The PCB includes ESD protection and reverse polarity protection. Safe to use even if both battery and USB is connected because of the schottcky diode "OR", and the onboard LDO ensures a stable voltage for the STM32.
Refer to the hardware folder for more specific information about the post assembly modification.
The STM32L4 was chosen because it is from the low power series and also includes FPU and DSP. Not much flash memory is needed here so the 32 KB flash size was chosen.
The firmware is rather simple. Timer2 TRGO initiate a conversion with a sample rate of 50 kHz. The ADC uses 8x oversampling with 1 bit shift to compensate low gain on hardware. DMA double buffer is used so wave visualizer does not have to wait for the whole fft buffer fill up and instead waits for the halv-transfer-complete flag. The FFT uses the ARM CMSIS library and all visual functionality in this project is scaled to the OLED.

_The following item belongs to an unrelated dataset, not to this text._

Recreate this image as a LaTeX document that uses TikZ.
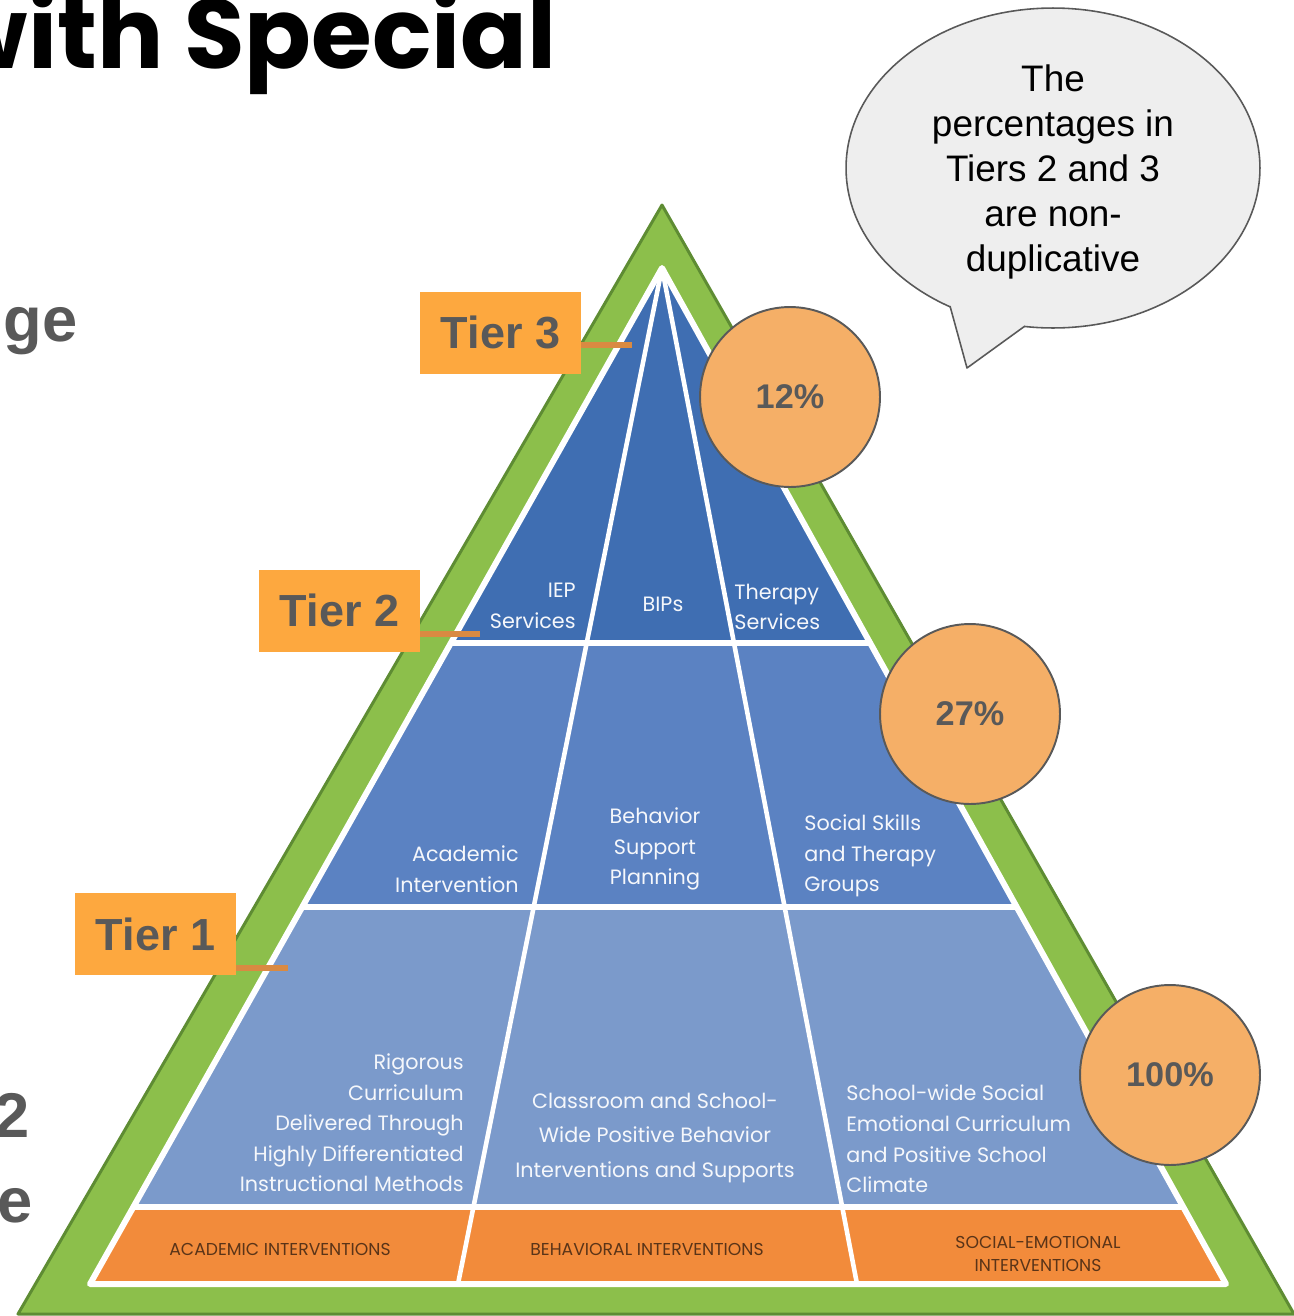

Improvements could be made in terms of optimization and scaling, but that is outside the scope of this project.
Timer 2 triggers ADC injected group conversion, the callback function then stores the raw ADC value to a variable and sets a data ready flag
Timer 15 triggers normal ADC conversion, the callback function then stores the raw ADC value to a variable and sets a data ready flag
VDDA conversion just uses the last non zero value to calculate the voltage based on the formula from the datasheet.
For the accelerometer the Data-Ready interrupt pin is connected to EXTI pin on microcontroller, when state changes on the pin the microcontroller notes this with a flag to later use in the superloop.